Property and casualty insurers have begun to assess the impact of the recently enacted tax law on their business, and the early reviews are generally favorable. “I think the industry came out amazing well,” David Sampson, President and CEO of the Property/Casualty Insurers Association of America, told Insurance Journal in a video interview. “Most of the issues are going to be the transition issues from the old system to the new system. [But] I think the industry is pretty well pleased.”
Jay Gelb, Barclays Managing Director, echoed those sentiments at a recent P&C conference sponsored by the Insurance Information Institute, telling a panel that the tax law would have “a clear bottom-line benefit for U.S.-domiciled companies.” Gelb pointed to Berkshire Hathaway, which he estimated would see a $34 billion gain thanks to a drop in its deferred tax liability. That, in turn, would boost the insurer’s earning power by 12%, he said
Of course, a complex new tax code will have far-reaching effects on P&C insurers. All agree that a lower corporate tax rate benefits P&C insurers, but some other stipulations could necessitate significant changes to many insurers’ operations.
Industry analysts particularly cheered the reduced corporate tax, which fell from 35% to 21%. Meyer Shields, an analyst with Keefe Bruyette & Woods, Inc., told Business Insurance that a lower tax rate translates into higher pretax profits for U.S. companies that don’t have offshore affiliates.

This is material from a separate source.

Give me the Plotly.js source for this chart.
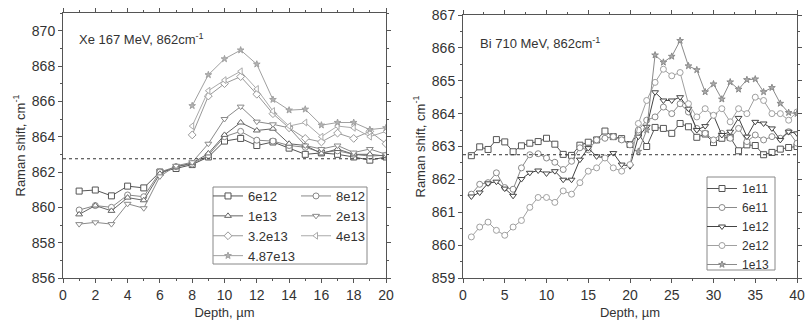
<!DOCTYPE html>
<html>
<head>
<meta charset="utf-8">
<script src="https://cdn.plot.ly/plotly-3.0.1.min.js"></script>
<style>html,body{margin:0;padding:0;background:#fff;}#chart{width:808px;height:326px;}</style>
</head>
<body>
<div id="chart"></div>
<script>
// ---------- data: left panel (Xe 167 MeV) ----------
const depthL = [1,2,3,4,5,6,7,8,9,10,11,12,13,14,15,16,17,18,19,20];
const depthL8 = [8,9,10,11,12,13,14,15,16,17,18,19,20];
const xe_6e12 = [860.92,860.98,860.65,861.2,861.1,862.0,862.2,862.42,862.85,863.75,863.9,863.5,863.7,863.35,863.0,863.08,863.0,862.85,862.67,862.85];
const xe_8e12 = [859.85,860.1,860.0,860.7,860.6,862.0,862.3,862.45,862.95,864.0,864.3,863.8,863.75,863.5,863.4,863.1,863.2,863.0,862.9,862.95];
const xe_1e13 = [859.6,860.1,859.8,860.55,860.4,861.9,862.3,862.5,863.05,864.1,864.8,864.35,864.45,863.6,863.5,863.05,863.3,863.0,863.0,862.9];
const xe_2e13 = [859.05,859.15,859.05,860.2,859.95,861.75,862.35,862.55,863.6,865.0,865.7,864.85,864.7,864.5,863.5,863.3,863.5,863.1,863.3,863.0];
const xe_32e13 = [864.1,866.3,867.0,867.4,866.4,865.3,864.5,863.9,863.7,864.2,863.9,864.3,863.6];
const xe_4e13 = [864.6,866.6,867.2,867.7,866.7,865.45,864.6,864.8,864.0,864.6,864.5,864.0,864.3];
const xe_487e13 = [865.75,867.5,868.4,868.9,868.1,866.1,865.5,865.55,864.65,864.8,864.8,864.4,864.5];
const namesL = ['6e12','8e12','1e13','2e13','3.2e13','4e13','4.87e13'];

// ---------- data: right panel (Bi 710 MeV) ----------
const depthR = [1,2,3,4,5,6,7,8,9,10,11,12,13,14,15,16,17,18,19,20,21,22,23,24,25,26,27,28,29,30,31,32,33,34,35,36,37,38,39,40];
const depthR21 = [21,22,23,24,25,26,27,28,29,30,31,32,33,34,35,36,37,38,39,40];
const bi_1e11 = [862.72,862.99,862.91,863.21,863.14,862.84,863.02,863.1,863.15,863.25,863.07,862.76,862.73,863.04,863.13,863.2,863.47,863.3,863.24,863.06,863.4,863.0,863.58,863.55,863.4,863.7,863.6,863.28,863.38,863.12,863.25,863.28,862.87,863.05,863.03,862.75,862.82,862.92,862.97,863.0];
const bi_6e11 = [861.55,861.85,861.9,862.2,861.75,861.7,862.35,862.75,862.78,862.65,862.52,862.3,862.55,862.96,862.9,863.2,863.25,863.3,863.2,863.05,863.5,863.8,863.9,864.2,864.0,864.3,864.05,863.55,863.4,863.2,863.4,863.25,863.55,863.15,863.35,863.2,863.3,863.25,863.45,863.1];
const bi_1e12 = [861.48,861.6,861.88,861.93,861.72,861.5,862.01,862.2,862.27,862.18,862.25,861.99,861.99,862.6,862.95,862.7,862.65,862.8,862.45,862.4,863.3,863.6,864.65,864.4,864.4,864.5,864.15,863.5,863.62,863.95,863.35,863.45,863.87,863.3,863.75,863.7,863.55,863.2,863.45,863.4];
const bi_2e12 = [860.25,860.55,860.7,860.45,860.3,860.55,860.75,861.15,861.45,861.45,861.3,861.65,861.55,861.9,862.25,862.35,862.65,862.35,862.25,862.45,863.7,864.4,864.95,865.35,865.15,865.25,864.3,863.9,864.15,863.95,864.15,863.75,864.15,864.0,864.5,864.4,864.0,864.0,863.8,864.05];
const bi_1e13 = [862.85,863.5,865.78,865.56,865.74,866.22,865.45,865.33,864.66,864.9,864.44,864.96,864.74,865.03,865.05,864.66,864.79,864.31,864.03,864.0];
const namesR = ['1e11','6e11','1e12','2e12','1e13'];

const refShift = 862.75;

// ---------- styling ----------
const W = 808, H = 326, MT = 13, MB = 48, PH = H - MT - MB;
const px = v => v / W;
const py = v => (H - MB - v) / PH;
const FONT = 'Liberation Sans, Arial, sans-serif';
const TXT = '#333';

function tr(x, y, name, sym, col, fill, xa, ya, leg, size) {
  return {
    x: x, y: y, name: name, type: 'scatter', mode: 'lines+markers',
    xaxis: xa, yaxis: ya, legend: leg,
    line: {color: col, width: 1},
    marker: {symbol: sym, size: size || 6, color: fill, line: {color: col, width: 1}}
  };
}

const data = [
  tr(depthL, xe_6e12, namesL[0], 'square', '#555', '#fff', 'x', 'y', 'legend'),
  tr(depthL, xe_8e12, namesL[1], 'circle', '#888', '#fff', 'x', 'y', 'legend2'),
  tr(depthL, xe_1e13, namesL[2], 'triangle-up', '#666', '#fff', 'x', 'y', 'legend'),
  tr(depthL, xe_2e13, namesL[3], 'triangle-down', '#8a8a8a', '#fff', 'x', 'y', 'legend2'),
  tr(depthL8, xe_32e13, namesL[4], 'diamond', '#999', '#fff', 'x', 'y', 'legend'),
  tr(depthL8, xe_4e13, namesL[5], 'triangle-left', '#aaa', '#fff', 'x', 'y', 'legend2'),
  tr(depthL8, xe_487e13, namesL[6], 'star', '#a0a0a0', '#b4b4b4', 'x', 'y', 'legend', 5),

  tr(depthR, bi_1e11, namesR[0], 'square', '#555', '#fff', 'x2', 'y2', 'legend3'),
  tr(depthR, bi_6e11, namesR[1], 'circle', '#8a8a8a', '#fff', 'x2', 'y2', 'legend3'),
  tr(depthR, bi_1e12, namesR[2], 'triangle-down', '#444', '#fff', 'x2', 'y2', 'legend3'),
  tr(depthR, bi_2e12, namesR[3], 'circle', '#a0a0a0', '#fff', 'x2', 'y2', 'legend3'),
  tr(depthR21, bi_1e13, namesR[4], 'star', '#8a8a8a', '#acacac', 'x2', 'y2', 'legend3', 5)
];

function axisX(domain, range, dtick, minor, anchor) {
  return {
    domain: domain, range: range, anchor: anchor, dtick: dtick, tick0: 0,
    showgrid: false, zeroline: false, showline: true, linecolor: '#555', linewidth: 1,
    mirror: 'allticks', ticks: 'outside', ticklen: 4, tickcolor: '#555',
    minor: {dtick: minor, ticks: 'outside', ticklen: 2, tickcolor: '#555'},
    tickfont: {family: FONT, size: 14, color: TXT},
    title: {text: 'Depth, \u00b5m', font: {family: FONT, size: 13, color: TXT}, standoff: 6}
  };
}
function axisY(domain, range, dtick, minor, anchor) {
  return {
    domain: domain, range: range, anchor: anchor, dtick: dtick,
    showgrid: false, zeroline: false, showline: true, linecolor: '#555', linewidth: 1,
    mirror: 'allticks', ticks: 'outside', ticklen: 4, tickcolor: '#555',
    minor: {dtick: minor, ticks: 'outside', ticklen: 2, tickcolor: '#555'},
    tickfont: {family: FONT, size: 14, color: TXT},
    title: {text: 'Raman shift, cm<sup>-1</sup>', font: {family: FONT, size: 13, color: TXT}, standoff: 3}
  };
}

const legBase = {
  bgcolor: 'rgba(0,0,0,0)', borderwidth: 0, xanchor: 'left', yanchor: 'top',
  font: {family: FONT, size: 13, color: TXT}, itemwidth: 30, tracegroupgap: 0
};

const layout = {
  width: W, height: H,
  margin: {l: 0, r: 0, t: MT, b: MB},
  paper_bgcolor: '#fff', plot_bgcolor: '#fff',
  font: {family: FONT, color: TXT},
  xaxis: axisX([px(63), px(386)], [0, 20], 2, 1, 'y'),
  yaxis: axisY([0, 1], [856, 871], 2, 1, 'x'),
  xaxis2: axisX([px(463), px(797)], [0, 40], 5, 2.5, 'y2'),
  yaxis2: axisY([0, py(15)], [859, 867], 1, 0.5, 'x2'),
  legend: Object.assign({}, legBase, {x: px(208), y: py(181)}),
  legend2: Object.assign({}, legBase, {x: px(296), y: py(181)}),
  legend3: Object.assign({}, legBase, {x: px(702), y: py(174), font: {family: FONT, size: 12, color: TXT}}),
  shapes: [
    {type: 'line', xref: 'x domain', x0: 0, x1: 1, yref: 'y', y0: refShift, y1: refShift,
     line: {color: '#333', width: 1, dash: '3px,3px'}},
    {type: 'line', xref: 'x2 domain', x0: 0, x1: 1, yref: 'y2', y0: refShift, y1: refShift,
     line: {color: '#333', width: 1, dash: '3px,3px'}},
    {type: 'rect', xref: 'paper', yref: 'paper', x0: px(213), x1: px(367), y0: py(264), y1: py(187),
     line: {color: '#888', width: 1}},
    {type: 'rect', xref: 'paper', yref: 'paper', x0: px(707), x1: px(775), y0: py(270), y1: py(177),
     line: {color: '#888', width: 1}}
  ],
  annotations: [
    {text: 'Xe 167 MeV, 862cm<sup>-1</sup>', xref: 'paper', yref: 'paper', x: px(77), y: py(39),
     xanchor: 'left', yanchor: 'middle', showarrow: false, font: {family: FONT, size: 13, color: TXT}},
    {text: 'Bi 710 MeV, 862cm<sup>-1</sup>', xref: 'paper', yref: 'paper', x: px(478), y: py(43),
     xanchor: 'left', yanchor: 'middle', showarrow: false, font: {family: FONT, size: 13, color: TXT}}
  ]
};

Plotly.newPlot('chart', data, layout, {displayModeBar: false, staticPlot: true});
</script>
</body>
</html>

Shields added, however, that a lower tax levy also affects how companies calculate taxes on deferred tax assets. As a result, companies with large amounts of deferred tax assets, including losses taken against future earnings, must adjust their balance sheets to reflect the lower rate.
The Hartford did just that when calculating its fourth-quarter financial results, which it estimated would be reduced by $850 million because of the 21% rate placed on its net deferred tax asset holdings. The insurer also announced a $117 million after-tax hit from catastrophe losses, mostly due to wildfires in California.
Nevertheless, The Hartford sounded bullish on the long-term impact of tax reform. “Although the new U.S. tax law reduces the company’s net deferred tax asset position, the company expects a net favorable future economic impact from both the lower corporate income tax rate and the repeal and refunding of the corporate alternative minimum tax credits,” it wrote in a statement.
Other provisions may greatly benefit P&C insurers as they determine net operating losses. An article in the National Law Review explains that the final tax bill enables a P&C insurance company to carry losses back for two years and forward for 20 years. P&C insurers can also apply losses against 100% of taxable income.
The new tax code eliminates a long-derided loophole that enabled foreign insurance companies to escape taxes on income generated in the United States by shifting those profits to jurisdictions with lower taxes, a move that many in the industry believe will make domestic insurance companies more competitive on the international stage. Combined with the lower U.S. corporate tax rate, the “perception now, in the industry, may be that they feel they are more competitive with their foreign rivals,” Jason Diener, an attorney with Wilson Elser Moskowitz Edelman & Dicker, L.L.P., told Business Insurance.
For offshore insurers and reinsurers, however, Gelb predicted a neutral to slightly negative impact. Shields agreed, saying that insurers with offshore business affiliates in places like Bermuda may be forced to restructure their operations as those deals become less financially attractive.
As the National Law Review explained, U.S. P&C carriers that set up overseas reinsurance entities may have to pay a minimum tax required under the new Base Erosion and Anti-Abuse Tax (BEAT) provision that essentially closes the offshore loophole.